# E-Mail versenden via PLESK



## eagle1985 (5. Juni 2008)

Hallo zusammen,

habe einen Server wo Plesk installiert ist.

habe dort eienen e-mail-account eingerichtet name@meine-domain.com.

auf dem dns habe ich folegende zonen einträge:

mail.meine-domain.com   A         IP des Servers
meine-domain.com         MX(10)  mail.meine-domain.com

empfangen kann ich die problemmlos e-mails und diese auf dem webmail und auch via IMAP empfanen und lesen.

jedoch kann ich keine Mails über diesen Server versenden.
Weiss jemand wass und wo ich noch einstellungen ändern muss?

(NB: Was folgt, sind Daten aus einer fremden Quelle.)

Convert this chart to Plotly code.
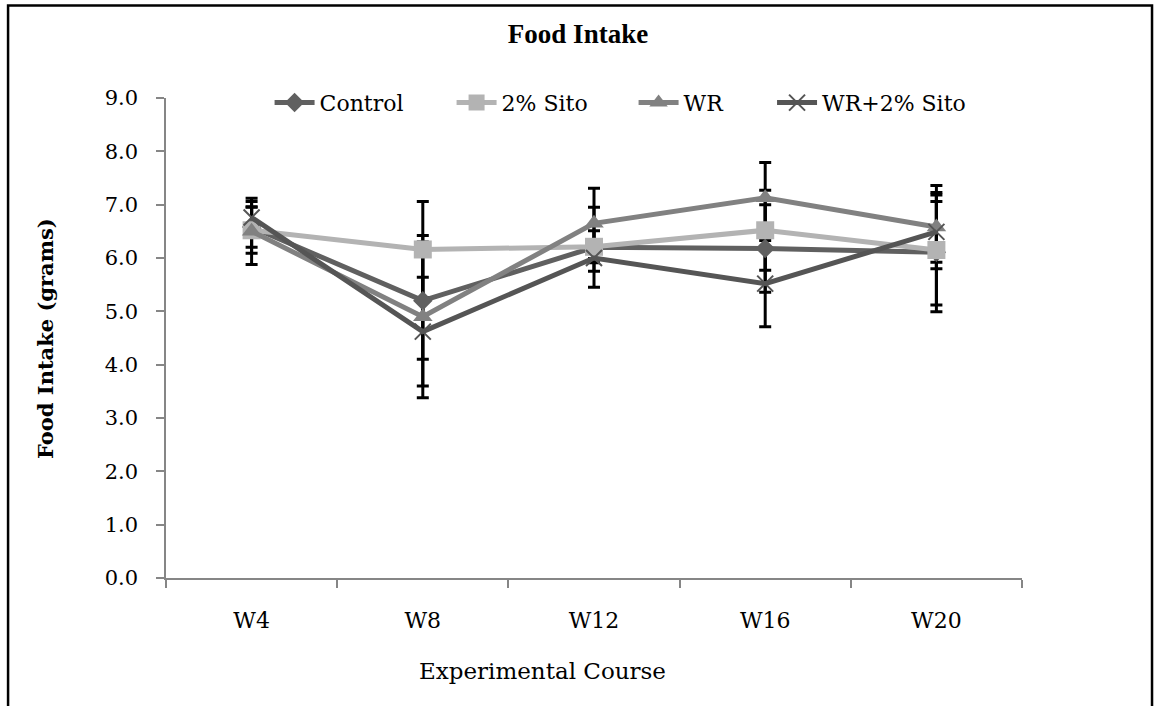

besten dank für allfällige Antworten und Anregungen 

eagle


----------



## Gumbo (5. Juni 2008)

Hast du mal in der Plesk-Hilfe nachgeschaut? Dort sollte eigentlich stehen, wie der E-Mail-Client eingestellt werden muss.


----------



## eagle1985 (5. Juni 2008)

Ja, da habe ich leider nur was gefunden wie ich die E-Mails über Outlook oder Thunderbird abrufen kann jedoch nichts über den SMTP Server.

dieser läuft jedoch wenn ich die Services anschaue die installiert sind und auch asugeführt werden


----------